Perennius muttered something unintelligible even to himself as he led his companion outside again.
CHAPTER TWENTY-ONE
As they followed
their escort of villagers to the church, the agent fingered the garland of daisies and columbines which he had not removed with his pack. Another ragged procession was wending toward the hut, carrying the burdens of the three bathers. Those villagers were singing something more cheerful than any hymn had a right to be. The two soldiers and Sabellia, who must have been hurried through her own chance at a bath, were being led toward the church directly from the alcove. The Gallic woman wore her own garments, but the two men seemed to have accepted tunics of bleached wool in place of their own travel-stained garments.
Perennius had refused a similar offer of clothing because he would have had to give up more than his tunic. The agent had shed his spear and equipment belt in the hut—it would have been insultingly churlish to do otherwise—but he had found a tiny, ivory-hilted dagger in the pirates’ loot. That knife now weighted the hem of his inner tunic, a comfort to his paranoia. Perennius’s groundless fears irritated him, but he had learned that sometimes it was better to feed them discreetly instead of depending on his control to prevent embarrassment.
The bell had ceased its warning from the tower when Father Ramphion met the strangers. Now it pealed again, but with a joyous exuberance in contrast to the measured beats before. The black-clad priest bustled out the door of the church even as the streams bearing the outsiders converged on it. Ramphion raised both hands and cried, “God’s blessing on this day and its works!”
“God’s blessing!” chorused the villagers, both without the building and, mutedly, within.
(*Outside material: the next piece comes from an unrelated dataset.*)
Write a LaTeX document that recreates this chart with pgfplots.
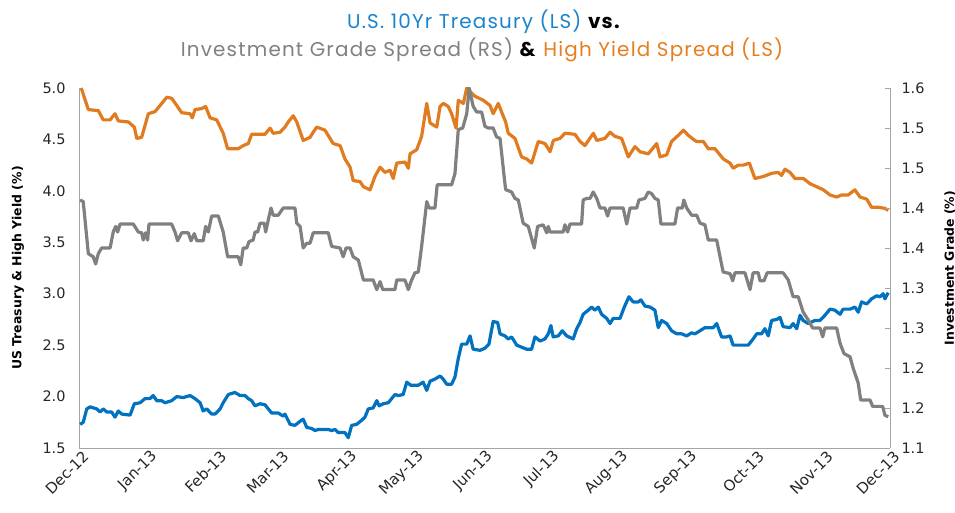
\documentclass[border=0pt]{standalone}
\usepackage{fontspec}
\usepackage{pgfplots}
\pgfplotsset{compat=1.18}
\setmainfont{DejaVu Sans}
\newfontfamily\titlefont[LetterSpace=6]{Poppins}
\definecolor{cBlue}{RGB}{0,114,192}
\definecolor{cOrange}{RGB}{225,123,32}
\definecolor{cGray}{RGB}{128,128,128}
\definecolor{tBlue}{RGB}{25,132,205}
\definecolor{tGray}{RGB}{128,128,128}
\definecolor{tOrange}{RGB}{230,125,30}
\definecolor{axisgray}{RGB}{165,165,165}
\begin{document}
\begin{tikzpicture}
\useasboundingbox (-79bp,-65bp) rectangle (876bp,448bp);
\begin{axis}[
  at={(0,0)}, anchor=south west,
  scale only axis, width=811bp, height=360bp,
  xmin=0, xmax=365, ymin=1.5, ymax=5.0,
  axis x line*=bottom, axis y line*=left,
  axis line style={draw=axisgray, line width=0.8bp, -},
  xtick={0,31,62,90,121,151,182,212,243,274,304,335,365},
  xticklabels={Dec-12,Jan-13,Feb-13,Mar-13,Apr-13,May-13,Jun-13,Jul-13,Aug-13,Sep-13,Oct-13,Nov-13,Dec-13},
  ytick={1.5,2.0,2.5,3.0,3.5,4.0,4.5,5.0},
  yticklabels={1.5,2.0,2.5,3.0,3.5,4.0,4.5,5.0},
  major tick length=0pt,
  tick label style={font=\fontsize{14.5}{16}\selectfont, text=black!85},
  xticklabel style={rotate=45, anchor=east, xshift=4bp, yshift=-9bp, font=\fontsize{15}{16}\selectfont},
  yticklabel style={anchor=east, xshift=-10bp},
  ylabel={US Treasury \& High Yield (\%)},
  ylabel style={font=\bfseries\fontsize{12.5}{14}\selectfont, at={(axis description cs:-0.0752,0.5)}, anchor=center},
]
\addplot[cOrange, line width=3.2bp, line join=round] coordinates {
(1.0,5.00)(4.2,4.79)(8.7,4.78)(10.9,4.69)(14.0,4.69)(16.2,4.75)(17.7,4.68)(22.2,4.67)(24.9,4.62)(26.0,4.51)(28.2,4.52)(31.2,4.75)(34.2,4.77)(36.5,4.83)(39.5,4.91)(41.7,4.90)(44.0,4.83)(46.2,4.76)(50.0,4.75)(51.0,4.71)(52.2,4.79)(55.2,4.80)(57.0,4.82)(59.0,4.71)(62.0,4.69)(64.9,4.56)(66.9,4.41)(71.7,4.41)(73.9,4.44)(76.2,4.46)(77.7,4.55)(83.7,4.55)(86.0,4.61)(87.4,4.56)(90.5,4.57)(92.7,4.62)(94.2,4.67)(96.4,4.73)(98.0,4.67)(100.9,4.49)(104.0,4.52)(105.4,4.57)(107.0,4.62)(110.7,4.59)(114.4,4.46)(117.5,4.44)(119.7,4.31)(122.0,4.23)(123.4,4.10)(126.5,4.09)(128.0,4.04)(131.0,4.01)(133.2,4.14)(135.5,4.23)(137.7,4.18)(140.0,4.20)(141.4,4.12)(143.0,4.27)(146.7,4.28)(148.2,4.22)(149.0,4.36)(152.0,4.40)(154.2,4.53)(156.5,4.85)(158.0,4.66)(161.0,4.62)(162.5,4.82)(164.0,4.85)(166.2,4.82)(167.7,4.75)(169.7,4.61)(170.7,4.88)(173.0,4.85)(174.5,5.00)(176.7,4.95)(178.2,4.92)(182.0,4.88)(185.0,4.83)(186.4,4.75)(188.7,4.85)(190.5,4.75)(192.0,4.67)(193.2,4.56)(196.2,4.51)(199.2,4.33)(201.5,4.31)(203.7,4.27)(206.7,4.48)(209.7,4.46)(212.0,4.38)(213.5,4.49)(216.5,4.51)(218.7,4.56)(223.2,4.55)(225.5,4.48)(227.7,4.44)(231.5,4.56)(233.0,4.49)(236.7,4.51)(239.0,4.57)(241.2,4.53)(244.2,4.51)(247.2,4.33)(250.2,4.43)(252.5,4.38)(256.2,4.36)(260.0,4.46)(261.5,4.33)(264.5,4.35)(266.7,4.48)(269.7,4.54)(272.0,4.59)(274.2,4.54)(277.2,4.49)(278.0,4.48)(281.0,4.48)(283.2,4.41)(286.2,4.41)(290.0,4.31)(293.0,4.27)(294.4,4.22)(296.7,4.25)(299.0,4.25)(301.7,4.27)(304.2,4.12)(308.0,4.14)(311.7,4.17)(314.7,4.18)(316.2,4.15)(317.7,4.21)(320.0,4.18)(322.2,4.12)(326.0,4.12)(329.0,4.07)(332.0,4.04)(335.0,4.01)(338.0,3.96)(341.0,3.94)(343.2,3.96)(346.2,3.96)(349.2,4.01)(351.5,3.94)(354.5,3.92)(356.7,3.84)(359.7,3.84)(362.7,3.83)(364.2,3.81)
};
\addplot[cBlue, line width=3.2bp, line join=round] coordinates {
(0.5,1.73)(1.9,1.75)(3.5,1.88)(5.0,1.90)(8.0,1.88)(9.5,1.85)(10.9,1.88)(12.5,1.85)(14.7,1.85)(16.2,1.80)(17.7,1.86)(19.2,1.83)(23.0,1.82)(24.9,1.93)(27.5,1.94)(29.7,1.98)(32.0,1.98)(33.4,2.01)(35.0,1.96)(37.2,1.96)(38.7,1.94)(41.7,1.96)(44.0,2.00)(46.9,1.99)(50.0,2.01)(52.2,1.98)(54.5,1.94)(55.9,1.86)(57.5,1.88)(59.7,1.83)(61.2,1.83)(63.5,1.88)(64.9,1.94)(67.2,2.02)(70.2,2.04)(72.5,2.01)(74.7,2.01)(76.2,1.98)(77.7,1.96)(79.2,1.91)(81.5,1.93)(83.7,1.92)(85.2,1.88)(86.7,1.84)(89.7,1.84)(91.9,1.81)(92.7,1.83)(95.0,1.73)(97.2,1.72)(99.5,1.76)(100.9,1.78)(102.5,1.70)(104.7,1.69)(106.2,1.67)(107.7,1.68)(109.9,1.68)(112.2,1.68)(113.7,1.67)(115.2,1.68)(116.7,1.65)(119.7,1.65)(121.2,1.60)(122.7,1.72)(125.0,1.73)(127.2,1.77)(128.7,1.80)(130.2,1.88)(132.4,1.89)(134.0,1.96)(135.1,1.91)(136.9,1.93)(139.2,1.94)(140.7,1.98)(142.2,2.02)(143.7,2.01)(145.9,2.02)(147.5,2.14)(149.3,2.11)(152.7,2.11)(154.9,2.14)(156.5,2.06)(158.0,2.15)(160.2,2.17)(162.5,2.20)(163.9,2.17)(165.5,2.12)(167.7,2.12)(169.2,2.19)(170.7,2.37)(172.2,2.51)(174.5,2.51)(176.0,2.59)(177.4,2.46)(180.5,2.45)(182.7,2.47)(184.5,2.51)(186.4,2.73)(188.4,2.72)(189.5,2.61)(191.7,2.59)(193.2,2.56)(194.7,2.58)(197.0,2.50)(199.2,2.48)(201.5,2.46)(203.7,2.46)(205.2,2.58)(207.5,2.54)(209.7,2.56)(211.2,2.61)(212.4,2.69)(213.4,2.58)(215.7,2.59)(217.5,2.64)(219.5,2.59)(222.4,2.56)(224.0,2.66)(225.5,2.72)(226.9,2.80)(229.2,2.84)(230.7,2.87)(232.2,2.84)(233.7,2.87)(235.2,2.80)(237.5,2.76)(239.0,2.71)(240.4,2.76)(243.5,2.76)(245.4,2.87)(247.5,2.97)(249.4,2.92)(251.7,2.92)(252.9,2.94)(254.7,2.88)(257.0,2.87)(259.2,2.84)(260.7,2.67)(262.2,2.74)(264.5,2.71)(266.7,2.64)(269.0,2.61)(271.2,2.61)(273.5,2.59)(275.7,2.62)(277.2,2.61)(279.5,2.64)(281.7,2.67)(285.4,2.67)(287.0,2.71)(289.2,2.58)(291.5,2.58)(293.0,2.59)(294.4,2.50)(297.5,2.50)(301.2,2.50)(303.4,2.56)(305.0,2.61)(307.2,2.61)(308.7,2.66)(310.2,2.59)(311.7,2.74)(314.0,2.75)(315.5,2.77)(316.9,2.68)(320.0,2.67)(321.4,2.71)(323.0,2.66)(324.5,2.79)(325.9,2.74)(328.2,2.71)(331.2,2.74)(333.5,2.74)(335.7,2.79)(338.0,2.85)(340.2,2.84)(342.5,2.80)(343.9,2.85)(347.0,2.85)(349.2,2.87)(350.7,2.82)(352.2,2.92)(354.5,2.90)(356.7,2.95)(359.0,2.98)(360.5,2.97)(361.9,3.00)(362.7,2.95)(364.2,3.01)
};
\end{axis}
\begin{axis}[
  at={(0,0)}, anchor=south west,
  scale only axis, width=811bp, height=360bp,
  xmin=0, xmax=365, ymin=1.10, ymax=1.55,
  axis x line=none, axis y line*=right,
  axis line style={draw=axisgray, line width=0.8bp, -},
  ytick={1.10,1.15,1.20,1.25,1.30,1.35,1.40,1.45,1.50,1.55},
  yticklabels={1.1,1.2,1.2,1.3,1.3,1.4,1.4,1.5,1.5,1.6},
  major tick length=5bp,
  tick style={draw=axisgray, line width=0.8bp},
  tick label style={font=\fontsize{14.5}{16}\selectfont, text=black!85},
  yticklabel style={anchor=west, xshift=8bp},
  ylabel={Investment Grade (\%)},
  ylabel style={font=\bfseries\fontsize{12.5}{14}\selectfont, at={(axis description cs:1.074,0.5)}, anchor=center, rotate=0},
]
\addplot[cGray, line width=3.2bp, line join=round] coordinates {
(0.5,1.410)(1.9,1.408)(4.2,1.343)(6.4,1.339)(7.5,1.330)(8.7,1.343)(10.2,1.350)(14.0,1.350)(15.4,1.370)(16.5,1.377)(17.4,1.370)(18.5,1.380)(24.4,1.380)(26.7,1.370)(28.2,1.369)(28.9,1.360)(30.0,1.369)(30.9,1.360)(31.5,1.380)(41.7,1.380)(43.2,1.370)(44.4,1.359)(46.2,1.369)(49.2,1.369)(50.4,1.359)(51.9,1.368)(53.0,1.359)(55.9,1.359)(57.0,1.377)(58.2,1.370)(59.7,1.390)(62.7,1.390)(64.9,1.370)(66.9,1.339)(71.7,1.339)(72.8,1.329)(73.9,1.350)(75.5,1.350)(76.5,1.358)(78.4,1.360)(79.2,1.370)(80.4,1.370)(81.5,1.381)(83.4,1.381)(84.0,1.370)(85.5,1.389)(86.4,1.400)(87.4,1.391)(89.7,1.391)(91.9,1.400)(97.2,1.400)(98.0,1.381)(99.5,1.377)(100.9,1.350)(102.5,1.356)(104.0,1.356)(105.4,1.369)(112.2,1.369)(113.7,1.352)(117.5,1.350)(118.9,1.339)(120.2,1.350)(122.0,1.350)(123.4,1.339)(125.7,1.335)(128.0,1.310)(132.4,1.310)(134.0,1.298)(135.5,1.308)(136.7,1.298)(142.2,1.298)(143.0,1.310)(146.7,1.310)(148.2,1.298)(149.7,1.310)(151.2,1.319)(152.7,1.320)(154.2,1.352)(156.5,1.408)(157.6,1.400)(160.2,1.400)(161.2,1.429)(167.7,1.429)(169.2,1.443)(170.7,1.498)(172.7,1.500)(174.5,1.518)(175.6,1.550)(177.4,1.527)(179.0,1.520)(181.2,1.520)(182.7,1.502)(184.2,1.500)(186.4,1.500)(187.9,1.489)(189.5,1.487)(191.0,1.448)(192.0,1.423)(194.7,1.420)(196.2,1.412)(197.7,1.410)(199.9,1.381)(202.2,1.377)(204.9,1.350)(206.4,1.377)(208.9,1.379)(210.5,1.369)(211.2,1.377)(212.0,1.370)(217.9,1.370)(218.7,1.379)(219.9,1.370)(221.0,1.380)(226.2,1.380)(226.9,1.410)(228.5,1.412)(230.0,1.412)(231.4,1.420)(233.0,1.412)(234.5,1.400)(236.7,1.400)(237.9,1.390)(239.0,1.400)(244.9,1.400)(246.5,1.380)(248.0,1.400)(251.0,1.400)(252.0,1.410)(254.7,1.412)(256.2,1.420)(257.7,1.418)(259.2,1.412)(260.7,1.410)(261.9,1.380)(268.2,1.380)(269.4,1.400)(271.5,1.400)(272.2,1.410)(273.5,1.400)(275.7,1.391)(278.0,1.391)(279.5,1.381)(281.7,1.379)(283.2,1.360)(287.0,1.360)(288.5,1.339)(289.9,1.320)(293.0,1.318)(294.2,1.309)(295.2,1.319)(299.7,1.319)(302.0,1.298)(303.4,1.319)(305.7,1.319)(306.5,1.309)(308.3,1.309)(309.7,1.319)(316.9,1.319)(319.2,1.310)(321.4,1.289)(323.7,1.289)(325.9,1.270)(328.2,1.260)(330.2,1.250)(333.5,1.250)(334.7,1.239)(335.7,1.250)(341.0,1.250)(342.5,1.231)(344.3,1.218)(347.0,1.214)(348.4,1.200)(350.7,1.181)(351.8,1.160)(356.0,1.160)(357.2,1.152)(361.7,1.152)(362.7,1.141)(364.2,1.139)
};
\end{axis}
\node[anchor=base] at (405bp,419bp) {\titlefont\fontsize{20}{22}\selectfont\textcolor{tBlue}{U.S. 10Yr Treasury (LS)} \textbf{vs.}};
\node[anchor=base] at (403bp,391bp) {\titlefont\fontsize{20}{22}\selectfont\textcolor{tGray}{Investment Grade Spread (RS)} \textbf{\&} \textcolor{tOrange}{High Yield Spread (LS)}};
\end{tikzpicture}
\end{document}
It occurred to Perennius with some embarrassment that he had in the past been treated with equal pomp—but only under a false persona. Odenath had feted the envoy from Postumus, not Aulus Perennius himself; and there had been similar occurrences before. The agent had spent too many years among lies to be fully comfortable with the present situation. When he reached Father Ramphion, beaming by the doorway, Perennius said in his halting Cilician, “Father, we needn’t be a burden to you. Our needs are simple, and we’re willing to pay.”